Em texto divulgado pela Bienal, Sarkis afirma: “Se há uma arquiteta que incorpora da forma mais adequada o tema da Biennale Architettura 2021, esta arquiteta é Lina Bo Bardi. Sua carreira como designer, editora, curadora e ativista nos lembra o papel do arquiteto como organizador e, mais importante, como construtor de visões coletivas. Lina Bo Bardi também exemplifica a perseverança da arquiteta em tempos difíceis, sejam guerras, conflitos políticos ou migração, e sua capacidade de permanecer criativa, generosa e otimista durante todo o processo. […] Acima de tudo, são seus pujantes edifícios que se destacam em termos de projeto e na forma como unem arquitetura, natureza, vida e comunidade. Em suas mãos, a arquitetura se torna verdadeiramente uma arte social que convoca as pessoas”.
Apesar de ter nascido em Roma (Itália) e desembarcado no Brasil apenas em 1946, a arquiteta escolheu o país sul-americano como sua pátria. Como ela mesma escreveu: “Naturalizei-me brasileira. Quando a gente nasce, não escolhe nada, nasce por acaso. Eu não nasci aqui, escolhi este lugar para viver. Por isso, o Brasil é meu país duas vezes, e eu me sinto cidadã de todas as cidades, desde o Cariri ao Triângulo Mineiro, às cidades do interior e da fronteira”. Apesar desta paixão e entrega, não deixou de viver uma série de adversidades e derrotas em sua trajetória brasileira, ao contrário do que se imagina hoje, em tempos de glorificação de seu trabalho e figura.

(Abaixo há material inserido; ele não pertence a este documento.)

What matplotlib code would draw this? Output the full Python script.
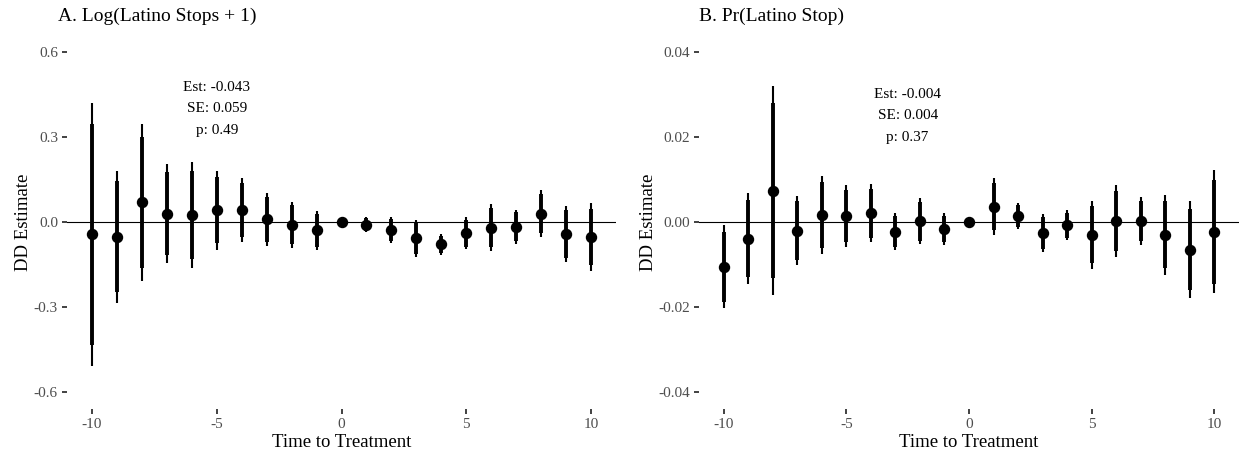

Em matéria publicada na página Outras Palavras por este repórter que aqui escreve, em 2014 (centenário de Lina), alguns dos motivos desses embates foram levantados: “E, se é difícil explicar com precisão os motivos de tantas adversidades – que passam pelos fatos mais óbvios de ser mulher em uma sociedade machista, ser “estrangeira” em tempos de nacionalismo ou, ainda, ser casada com um sujeito polêmico, como Pietro Maria Bardi –, há algo notável sobre a arquiteta que se relaciona à maioria de seus fracassos e sucessos: Lina não seguiu padrões, modelos prontos e modismos, nunca escolheu os caminhos fáceis e não hesitou em experimentar, subverter e ir contra os discursos hegemônicos na política ou na cultura. Sem se enquadrar – mesmo dentro do modernismo ou da esquerda –, ela fez da arquitetura sua arma para a transformação do mundo em um lugar mais igualitário e ‘humano’. Incomodou e por isso pagou preços, mas deixou, ao fim, um valioso legado para a arquitetura e para o país”.
Lina construía sem regras formais pré-definidas, e por isso nunca se encaixou em alguma escola arquitetônica como a paulista ou a carioca. Isso não era algo gratuito, mas parte de uma concepção de que o arquiteto deve entender os contextos sociais e humanos de cada local para poder projetar. Para Lina, cada caso era um caso, e a arquitetura deveria ter como protagonista o ser humano, não o espaço, como ela mesma disse certa vez.
Outros dois trechos da matéria do Outras Palavras ajudam a exemplificar seu pensamento. Nas palavras do arquiteto André Vainer, seu colaborador por muitos anos, “Lina representa um tipo de arquitetura que tem um respaldo com a realidade muito grande, o que é raro hoje em dia. Ela sempre trabalhava a partir de ideias que não eram de arquitetura, mas de relacionamento humano, de sociedade, de justiça entre os homens e de comportamento”. Para Zeuler Lima, professor da Washington University em Saint Louis (EUA) e autor de livro sobre a arquiteta: “Lina tinha um grande idealismo. E isso é diferente de utopia, pois era um idealismo de pensar não o impossível, mas o possível. Pensar um futuro melhor não abstratamente, mas no que existe, no aqui e no agora. Ela era uma pessoa extremamente generosa com a arquitetura, com a ideia de que a arquitetura tem um propósito e que ele tem que ser social, humano”, conclui.